Let 2018 be our year of going back to African culture, roots

Circumcised Maasai young men wearing a ritual costume covered with hunted birds come out from the bush to receive blessings from ceremony masters near Kilgoris, Narok County, on the last day of the annual one-month-long circumcision ceremony, on December 20, 2017. PHOTO | AFP

What you need to know:

  • We need to know who we are, where we came from, so that we can understand why we are the way we are.

  • I don’t think the application of Western religion and thought has helped Africa to create healthy and stable social structures.

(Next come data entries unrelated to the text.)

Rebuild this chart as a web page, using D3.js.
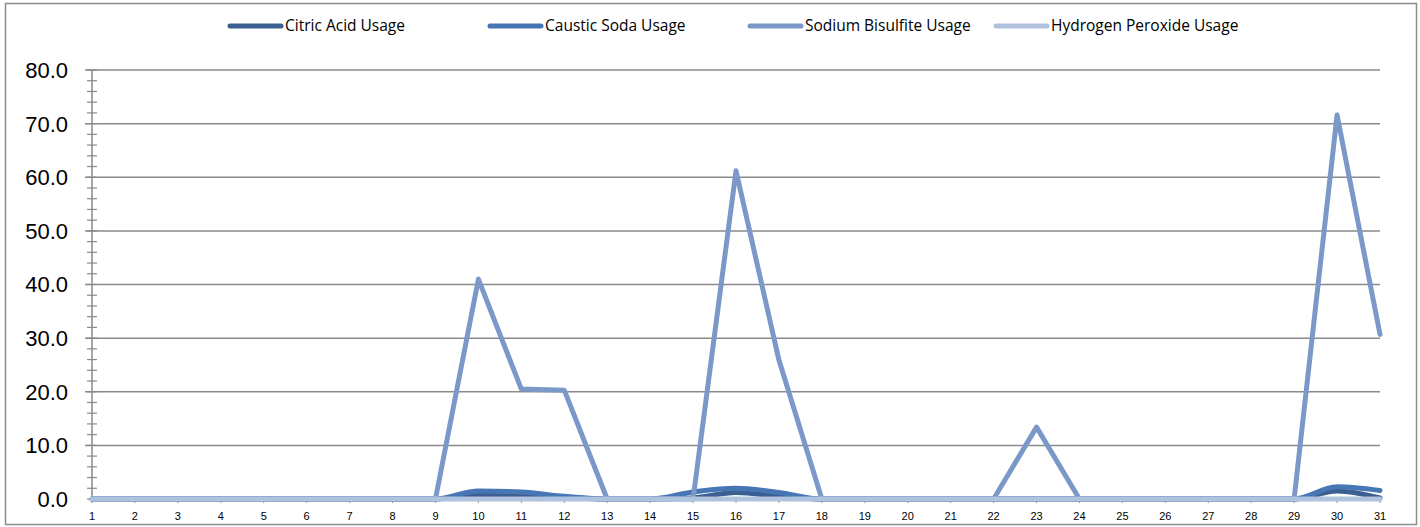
<!DOCTYPE html>
<html lang="en">
<head>
<meta charset="utf-8" />
<script src="https://d3js.org/d3.v7.min.js"></script>
<style>
  body { margin: 0; background: #fff; font-family: 'Liberation Sans', 'DejaVu Sans', sans-serif; }
  svg { display: block; }
</style>
</head>
<body>
<div id="chart"></div>
<script>
// data ----------------------------------------------------------
var days = d3.range(1, 32);
var citricAcid = [0,0,0,0,0,0,0,0,0,0.8,0.8,0.3,0,0,0.2,1.2,0.5,0,0,0,0,0,0,0,0,0,0,0,0,1.5,0.2];
var causticSoda = [0,0,0,0,0,0,0,0,0,1.5,1.3,0.5,0,0,1.3,2.0,1.2,0,0,0,0,0,0,0,0,0,0,0,0,2.3,1.6];
var sodiumBisulfite = [0,0,0,0,0,0,0,0,0,41,20.5,20.3,0,0,0,61.2,25.9,0,0,0,0,0,13.4,0,0,0,0,0,0,71.6,30.7];
var hydrogenPeroxide = [0,0,0,0,0,0,0,0,0,0,0,0,0,0,0,0,0,0,0,0,0,0,0,0,0,0,0,0,0,0,0];
var yTicks = [0, 10, 20, 30, 40, 50, 60, 70, 80];

var series = [
  { name: 'Citric Acid Usage', values: citricAcid, color: '#3b5f91', smooth: true },
  { name: 'Caustic Soda Usage', values: causticSoda, color: '#4676b3', smooth: true },
  { name: 'Sodium Bisulfite Usage', values: sodiumBisulfite, color: '#7b99c8', smooth: false },
  { name: 'Hydrogen Peroxide Usage', values: hydrogenPeroxide, color: '#afc2de', smooth: false }
];

// layout --------------------------------------------------------
var W = 1420, H = 527;
var plotLeft = 92, plotRight = 1380, plotTop = 70, plotBottom = 499;

var svg = d3.select('#chart').append('svg').attr('width', W).attr('height', H);

// outer border
svg.append('rect')
  .attr('x', 5.5).attr('y', 3.5).attr('width', W - 9).attr('height', H - 6)
  .attr('fill', 'none').attr('stroke', '#8c8c8c').attr('stroke-width', 1.5);

var x = d3.scaleLinear().domain([1, 31]).range([plotLeft, plotRight]);
var y = d3.scaleLinear().domain([0, 80]).range([plotBottom, plotTop]);

// gridlines
svg.append('g')
  .selectAll('line')
  .data(yTicks.filter(function (d) { return d > 0; }))
  .join('line')
  .attr('x1', plotLeft - 7).attr('x2', plotRight)
  .attr('y1', function (d) { return y(d); }).attr('y2', function (d) { return y(d); })
  .attr('stroke', '#8a8a8a').attr('stroke-width', 1.5);

// y axis line and minor ticks
svg.append('line')
  .attr('x1', plotLeft).attr('x2', plotLeft)
  .attr('y1', plotTop).attr('y2', plotBottom)
  .attr('stroke', '#8a8a8a').attr('stroke-width', 1.5);

svg.append('g')
  .selectAll('line')
  .data(d3.range(0, 81, 2))
  .join('line')
  .attr('x1', plotLeft - 5).attr('x2', plotLeft + 5)
  .attr('y1', function (d) { return y(d); }).attr('y2', function (d) { return y(d); })
  .attr('stroke', '#8a8a8a').attr('stroke-width', 1.2);

// y labels
svg.append('g')
  .selectAll('text')
  .data(yTicks)
  .join('text')
  .attr('x', 68).attr('y', function (d) { return y(d); })
  .attr('dy', '0.36em')
  .attr('text-anchor', 'end')
  .attr('font-size', 22)
  .attr('fill', '#000')
  .text(function (d) { return d3.format('.1f')(d); });

// x axis ticks and labels
svg.append('g')
  .selectAll('line')
  .data(days)
  .join('line')
  .attr('x1', function (d) { return x(d); }).attr('x2', function (d) { return x(d); })
  .attr('y1', plotBottom).attr('y2', plotBottom + 4)
  .attr('stroke', '#8a8a8a').attr('stroke-width', 1);

svg.append('g')
  .selectAll('text')
  .data(days)
  .join('text')
  .attr('x', function (d) { return x(d); })
  .attr('y', 520)
  .attr('text-anchor', 'middle')
  .attr('font-size', 11)
  .attr('fill', '#000')
  .text(function (d) { return d; });

// lines
series.forEach(function (s) {
  var line = d3.line()
    .x(function (d, i) { return x(days[i]); })
    .y(function (d) { return y(d); })
    .curve(s.smooth ? d3.curveMonotoneX : d3.curveLinear);
  svg.append('path')
    .datum(s.values)
    .attr('d', line)
    .attr('fill', 'none')
    .attr('stroke', s.color)
    .attr('stroke-width', 5)
    .attr('stroke-linejoin', 'round')
    .attr('stroke-linecap', 'round');
});

// legend
var legendX = [230, 490, 750, 996];
var legend = svg.append('g')
  .selectAll('g')
  .data(series)
  .join('g')
  .attr('transform', function (d, i) { return 'translate(' + legendX[i] + ',26)'; });

legend.append('line')
  .attr('x1', 0).attr('x2', 51)
  .attr('stroke', function (d) { return d.color; })
  .attr('stroke-width', 5)
  .attr('stroke-linecap', 'round');

legend.append('text')
  .attr('x', 55).attr('dy', '0.35em')
  .attr('font-family', "'Open Sans', 'Liberation Sans', sans-serif")
  .attr('font-size', 15.5)
  .attr('fill', '#000')
  .text(function (d) { return d.name; });
</script>
</body>
</html>
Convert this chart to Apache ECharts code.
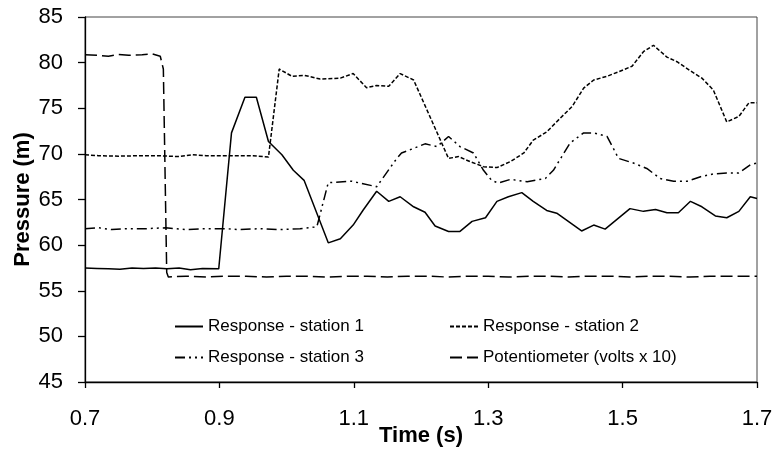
<!DOCTYPE html>
<html>
<head>
<meta charset="utf-8">
<script src="https://cdn.jsdelivr.net/npm/echarts@6/dist/echarts.min.js"></script>
<style>
  html, body { margin: 0; padding: 0; background: #fff; }
  #chart { width: 774px; height: 450px; }
</style>
</head>
<body>
<div id="chart"></div>
<script>
// pressure readings, time in seconds
var s1Time = [0.700, 0.718, 0.735, 0.752, 0.770, 0.787, 0.805, 0.822, 0.840, 0.857, 0.875, 0.899,
    0.918, 0.938, 0.955, 0.973, 0.993, 1.010, 1.026, 1.062, 1.080, 1.099, 1.114, 1.134, 1.152,
    1.169, 1.189, 1.206, 1.221, 1.241, 1.258, 1.276, 1.296, 1.313, 1.330, 1.350, 1.367, 1.387,
    1.402, 1.439, 1.457, 1.474, 1.511, 1.531, 1.549, 1.566, 1.583, 1.601, 1.618, 1.638, 1.655,
    1.673, 1.690, 1.700];
var s1Val = [57.5, 57.45, 57.4, 57.35, 57.5, 57.45, 57.5, 57.4, 57.5, 57.3, 57.45, 57.4,
    72.3, 76.2, 76.2, 71.35, 69.9, 68.2, 67.1, 60.25, 60.7, 62.2, 63.85, 65.9, 64.8,
    65.3, 64.2, 63.6, 62.1, 61.5, 61.5, 62.6, 63.0, 64.8, 65.3, 65.75, 64.8, 63.8,
    63.5, 61.55, 62.2, 61.75, 64.0, 63.7, 63.9, 63.55, 63.55, 64.8, 64.2, 63.2, 63.0,
    63.7, 65.3, 65.1];

var s2Time = [0.700, 0.720, 0.750, 0.780, 0.810, 0.840, 0.860, 0.880, 0.920, 0.950, 0.973, 0.989,
    1.008, 1.027, 1.050, 1.080, 1.099, 1.119, 1.134, 1.152, 1.169, 1.189, 1.241, 1.256, 1.273,
    1.293, 1.313, 1.333, 1.353, 1.367, 1.387, 1.407, 1.425, 1.442, 1.457, 1.477, 1.494, 1.514,
    1.531, 1.546, 1.566, 1.581, 1.601, 1.618, 1.635, 1.655, 1.673, 1.688, 1.700];
var s2Val = [69.9, 69.8, 69.75, 69.8, 69.8, 69.7, 69.9, 69.8, 69.8, 69.8, 69.65, 79.3,
    78.5, 78.6, 78.2, 78.3, 78.8, 77.25, 77.5, 77.4, 78.8, 78.1, 69.5, 69.7, 69.15,
    68.6, 68.5, 69.15, 70.1, 71.5, 72.4, 73.9, 75.2, 77.2, 78.1, 78.5, 79.0, 79.6,
    81.2, 81.9, 80.6, 80.1, 79.1, 78.3, 77.0, 73.5, 74.1, 75.6, 75.6];

var s3Time = [0.700, 0.720, 0.740, 0.760, 0.790, 0.820, 0.850, 0.880, 0.910, 0.930, 0.960, 0.990,
    1.020, 1.045, 1.062, 1.097, 1.134, 1.164, 1.171, 1.189, 1.206, 1.224, 1.241, 1.258, 1.278,
    1.293, 1.305, 1.315, 1.333, 1.358, 1.385, 1.397, 1.422, 1.442, 1.457, 1.477, 1.494, 1.516,
    1.536, 1.556, 1.576, 1.596, 1.616, 1.635, 1.655, 1.673, 1.690, 1.700];
var s3Val = [61.8, 61.9, 61.7, 61.8, 61.8, 61.9, 61.7, 61.8, 61.8, 61.7, 61.8, 61.7,
    61.8, 62.0, 66.85, 67.0, 66.4, 69.5, 70.1, 70.6, 71.1, 70.8, 71.9, 70.8, 70.1,
    68.2, 67.1, 66.8, 67.2, 66.95, 67.3, 68.2, 71.2, 72.3, 72.3, 71.9, 69.5, 69.0,
    68.4, 67.3, 67.0, 67.0, 67.5, 67.8, 67.9, 67.9, 68.8, 69.0];

var potTime = [0.700, 0.720, 0.735, 0.750, 0.765, 0.785, 0.800, 0.812, 0.8166, 0.8216, 0.824,
    0.850, 0.880, 0.910, 0.940, 0.970, 1.000, 1.030, 1.060, 1.090, 1.120, 1.150, 1.180, 1.210,
    1.240, 1.270, 1.300, 1.330, 1.360, 1.390, 1.420, 1.450, 1.480, 1.510, 1.540, 1.570, 1.600,
    1.630, 1.660, 1.700];
var potVal = [80.85, 80.8, 80.7, 80.9, 80.8, 80.85, 80.95, 80.7, 79.3, 57.0, 56.5,
    56.6, 56.5, 56.6, 56.6, 56.5, 56.6, 56.6, 56.5, 56.6, 56.6, 56.5, 56.6, 56.6,
    56.5, 56.6, 56.6, 56.5, 56.6, 56.6, 56.5, 56.6, 56.6, 56.5, 56.6, 56.6, 56.5,
    56.6, 56.6, 56.6];

var xTicks = [0.7, 0.9, 1.1, 1.3, 1.5, 1.7];
var names = ['Response - station 1', 'Response - station 2', 'Response - station 3', 'Potentiometer (volts x 10)'];

var FONT = '"Liberation Sans", Arial, sans-serif';

function pairs(t, v) {
    var out = [];
    for (var i = 0; i < t.length; i++) out.push([t[i], v[i]]);
    return out;
}

function legendAt(name, left, top) {
    return {
        data: [name],
        left: left,
        top: top,
        padding: 0,
        itemWidth: 28,
        itemHeight: 12,
        itemStyle: { opacity: 0 },
        textStyle: { fontFamily: FONT, fontSize: 17, color: '#000' }
    };
}

var chart = echarts.init(document.getElementById('chart'));

var option = {
    animation: false,
    backgroundColor: '#fff',
    grid: {
        left: 85, top: 17, width: 672, height: 365,
        outerBoundsMode: 'none',
        containLabel: false,
        show: true, borderColor: '#444', borderWidth: 1
    },
    legend: [
        legendAt(names[0], 174, 318),
        legendAt(names[1], 449, 318),
        legendAt(names[2], 174, 349),
        legendAt(names[3], 449, 349)
    ],
    xAxis: {
        type: 'value',
        min: 0.7, max: 1.7,
        name: 'Time (s)',
        nameLocation: 'middle',
        nameGap: 43,
        nameMoveOverlap: false,
        nameTextStyle: { fontFamily: FONT, fontSize: 22, fontWeight: 'bold', color: '#000' },
        axisLine: { lineStyle: { color: '#000', width: 1.3 } },
        axisTick: { show: true, length: 6, customValues: xTicks, lineStyle: { color: '#000', width: 1.3 } },
        axisLabel: {
            customValues: xTicks,
            margin: 26,
            fontFamily: FONT, fontSize: 22, color: '#000',
            formatter: function (v) { return v.toFixed(1); }
        },
        splitLine: { show: false }
    },
    yAxis: {
        type: 'value',
        min: 45, max: 85, interval: 5,
        name: 'Pressure (m)',
        nameLocation: 'middle',
        nameRotate: 90,
        nameGap: 51,
        nameMoveOverlap: false,
        nameTextStyle: { fontFamily: FONT, fontSize: 22, fontWeight: 'bold', color: '#000' },
        axisLine: { show: true, lineStyle: { color: '#000', width: 1.3 } },
        axisTick: { show: true, length: 7, lineStyle: { color: '#000', width: 1.3 } },
        axisLabel: { margin: 22, fontFamily: FONT, fontSize: 22, color: '#000' },
        splitLine: { show: false }
    },
    series: [{
        name: names[0],
        type: 'line',
        data: pairs(s1Time, s1Val),
        symbol: 'none',
        lineStyle: { color: '#000', width: 1.5, type: 'solid' },
        itemStyle: { color: '#000' }
    }, {
        name: names[1],
        type: 'line',
        data: pairs(s2Time, s2Val),
        symbol: 'none',
        lineStyle: { color: '#000', width: 1.5, type: [4, 2] },
        itemStyle: { color: '#000' }
    }, {
        name: names[2],
        type: 'line',
        data: pairs(s3Time, s3Val),
        symbol: 'none',
        lineStyle: { color: '#000', width: 1.5, type: [10, 4, 2, 4, 2, 4] },
        itemStyle: { color: '#000' }
    }, {
        name: names[3],
        type: 'line',
        data: pairs(potTime, potVal),
        symbol: 'none',
        lineStyle: { color: '#000', width: 1.5, type: [12, 5] },
        itemStyle: { color: '#000' }
    }]
};

chart.setOption(option);
</script>
</body>
</html>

  • The strongest societies are those that have preserved important cultural elements that help to establish identity and manage the society’s expectations and behaviour of individuals.

  • Traditional authorities could also control the behaviour of reckless politicians.

I have a plan for the new year. There are many mountains to climb in 2018 but I think it will be the year of understanding, a year of study into our culture and origins.

This, you might think, is a boring undertaking. But the one thing I can’t stand is not knowing. We need to know who we are, where we came from, so that we can understand why we are the way we are.

During colonialism, we lost the collected wisdom of millennia. We were taught to forget everything that we had learnt about ourselves and the earth and learn civilised things about the British. Which was okay, it has been useful, but we should reclaim what we lost, if we can.

Ten years ago, I had a chat with a friend and I happened to mention something about Meru warriors. He laughed and asked, “The Meru had warriors?” He is a professor, but a fool, and he probably has allowed his feelings of ethnic superiority to take the place of knowledge in his brain.

CHARITABLE

To be charitable, it may also show how successful colonialism was in wiping out our curiosity about history and culture.

In fairness, the Meru are also very secretive about their stuff. For hundreds of years, their religion was led by a grand seer, the Mugwe. From 1907, the British tried to find out who the serving Mugwe was. They left 60 years later without a clue. One rule about Africa is that, just because you don’t know about it does not mean it doesn’t exist.

The Meru stored their history and culture in their heads. And there was an elaborate system of retrieval, in which retired elders regurgitated this knowledge to younger elders in sessions that could run into 10 hours of monologue.

HISTORY

Every Mzee was a walking library. Fortunately, in 1969-1970, an American researcher sat down with 100 of these ‘libraries’, recorded their recollections, cross-checked against those of other ‘libraries’ and written records and wrote a fairly comprehensive history of the tribe going back to 1700.

On a recent trip, I saw the Kisii Cultural Centre in Kisii town and it gave me an idea: County governments should lead the effort to revive and record African culture.

Every county should fund a department and chair of cultural studies at a local university — its job being to research, study and record ethnic culture and language. And each should have a big department of culture with the responsibility of organising cultural events and being the custodian of traditions.

Such departments would oversee the election and composition of the councils of elders, for example. It would also oversee initiation and the cultural activities around it to ensure safety and compliance with tribal law.

SUCCESSION CYCLE

In communities which have an established succession cycle, the management and naming system for the age sets can be re-established and the local authorities oversee the handing over of traditional leadership between generations.

Some British administrators and scholars, having noticed that traditional institutions created healthier and stabler African communities, pushed for the adoption of the structures into the colonial administrative state. I presume that is where the idea of the chief came from.

I don’t think the application of Western religion and thought has helped Africa to create healthy and stable social structures, from the family all the way up to the nation-state. I also think that the strongest societies are those that have preserved important cultural elements that help to establish identity and manage the society’s expectations and behaviour of individuals.

In some parts of Kenya, you can take a poor man’s land, go to court, buy a judge and have the parcel transferred to you but you will never set foot on that property. Here, elders act as the court of last resort. And traditional justice is not for sale.

MORALITY

The benefit of this return to the past is that it will help to teach traditional morality and integrity to a nation that increasingly has no shared values — apart from greed and an unbridled thirst for power. It will also bring back the law: Today, you can drive on the wrong side of the road without consequences, depending on who you are. And you rob the national treasury with impunity.

Would it not be lovely to put a curse on those who steal our money so that their legs face backwards? Or their necks become knotted?

Traditional authorities could also control the behaviour of reckless politicians. They will stand up to those who declare war or put their ambitions above the vital interests of the country.

It is true that some of our traditions — such as eating others, hacking women’s bodies and witchcraft — were clearly unhelpful and foolish. Nonetheless, people should not come from another world and declare ours dirty, pagan and primitive.

In any case, this is my year for discovering the pagan in me. If you see me walking around in skins, don’t think I have lost my mind.